> _EXCERPTED RECORDS_:
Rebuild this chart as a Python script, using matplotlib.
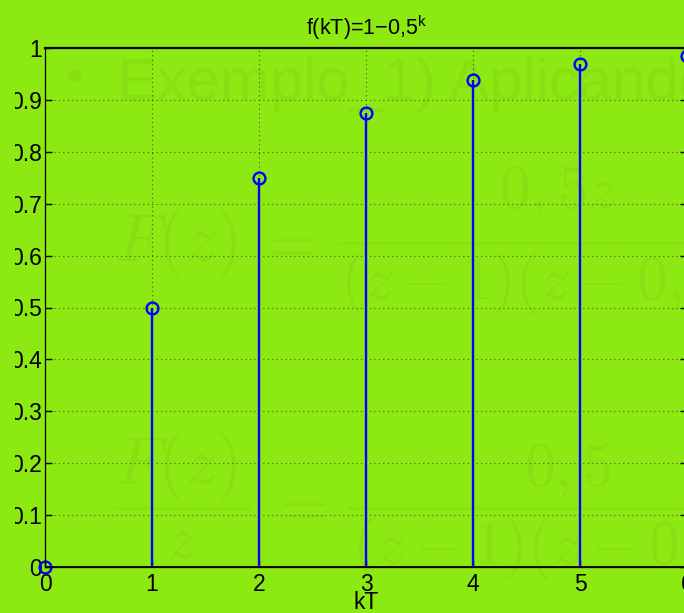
import matplotlib
matplotlib.use("Agg")
import matplotlib.pyplot as plt
from matplotlib.lines import Line2D
from matplotlib.transforms import Bbox, TransformedBbox

# sample index kT and the sequence values f(kT)
kT = [0, 1, 2, 3, 4, 5, 6]
f_kT = [0.0, 0.5, 0.75, 0.875, 0.9375, 0.96875, 0.984375]
x_ticks = [0, 1, 2, 3, 4, 5, 6]
y_ticks = [0, 0.1, 0.2, 0.3, 0.4, 0.5, 0.6, 0.7, 0.8, 0.9, 1]
y_labels = ["0", "0.1", "0.2", "0.3", "0.4", "0.5", "0.6", "0.7", "0.8", "0.9", "1"]

BG = "#8DE912"
FAINT = "#88E013"
W, H = 684, 613

plt.rcParams["font.family"] = ["Liberation Sans", "DejaVu Sans"]
plt.rcParams["mathtext.fontset"] = "custom"
plt.rcParams["mathtext.rm"] = "Liberation Sans"
plt.rcParams["mathtext.it"] = "Liberation Sans:italic"

fig = plt.figure(figsize=(W / 100, H / 100), dpi=100, facecolor=BG)


def px(x, y):
    # pixel position (from top-left) -> figure fraction
    return x / W, 1 - y / H


def faint(x, y, s, size=44, ha="left", va="center"):
    fig.text(*px(x, y), s, fontsize=size, color=FAINT, ha=ha, va=va,
             math_fontfamily="cm", zorder=-5)


def faint_bar(x0, x1, y):
    fig.add_artist(Line2D([x0 / W, x1 / W], [1 - y / H, 1 - y / H], color=FAINT,
                          linewidth=1.8, zorder=-5))


# faint slide content behind the plot
fig.text(*px(75, 80), "\u2022", fontsize=34, color=FAINT, ha="center", va="center",
         family="DejaVu Sans", zorder=-5)
fig.text(*px(117, 100), "Exemplo_1) Aplicando", fontsize=43, color=FAINT,
         va="baseline", zorder=-5)

faint(114, 243, r"$F(z)$", size=49)
faint(287, 244, r"$=$", ha="center")
faint_bar(338, 700, 243)
faint(559, 222, r"$0,5z$", ha="center", va="bottom")
faint(340, 250, r"$(z-1)(z-0,5)$", va="top")

faint(114, 466, r"$F(z)$", size=49)
faint_bar(115, 249, 508)
faint(182, 514, r"$z$", ha="center", va="top")
faint(298, 509, r"$=$", ha="center")
faint_bar(348, 700, 508)
faint(568, 500, r"$0,5$", ha="center", va="bottom")
faint(352, 515, r"$(z-1)(z-0,5)$", va="top")

ax = fig.add_axes([45 / W, 46 / H, 642 / W, 519 / H])
ax.set_facecolor("none")

markerline, stemlines, baseline = ax.stem(kT, f_kT, basefmt="k-")
plt.setp(stemlines, color="#0000FF", linewidth=1.7)
plt.setp(markerline, color="#0000FF", marker="o", markerfacecolor="none",
         markersize=8.5, markeredgewidth=1.7, clip_on=False)
plt.setp(baseline, color="black", linewidth=2)

ax.set_xlim(0, 6)
ax.set_ylim(0, 1)
ax.set_xticks(x_ticks)
ax.set_yticks(y_ticks)
ax.set_yticklabels(y_labels)
ax.grid(True, color="#222222", linestyle=(0, (1, 3)), linewidth=0.8, alpha=0.7)
ax.tick_params(direction="in", length=5, width=1, labelsize=16.5, top=False, right=True)
ax.tick_params(axis="y", pad=2)
ax.tick_params(axis="x", pad=4)

for side in ["left", "right", "bottom"]:
    ax.spines[side].set_linewidth(0.9)
ax.spines["top"].set_linewidth(1.6)

ax.set_title(r"f(kT)=1$-$0,5$^{\mathrm{k}}$", fontsize=15.5, pad=9)
ax.set_xlabel("kT", fontsize=16.5, labelpad=-3)

# the source picture is cut off a little left of the y tick labels
fig.canvas.draw()
clip = TransformedBbox(Bbox([[15 / W, 0], [1, 1]]), fig.transFigure)
for lab in ax.get_yticklabels():
    lab.set_clip_box(clip)
    lab.set_clip_on(True)

plt.savefig("out.png", dpi=100, facecolor=BG)
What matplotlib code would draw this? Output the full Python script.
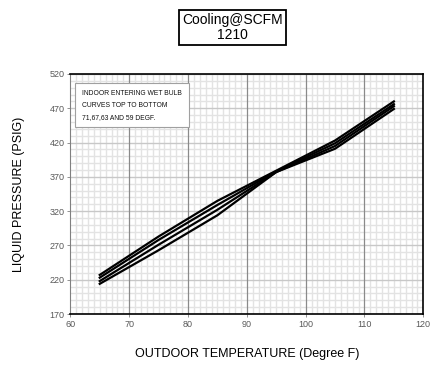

> _GIVEN INSTRUCTION_:
For this exercise, gather every line of the data that contains the word "draw".

> _CORRECT RESULT_:
fig.canvas.draw()
What matplotlib code would draw this? Output the full Python script.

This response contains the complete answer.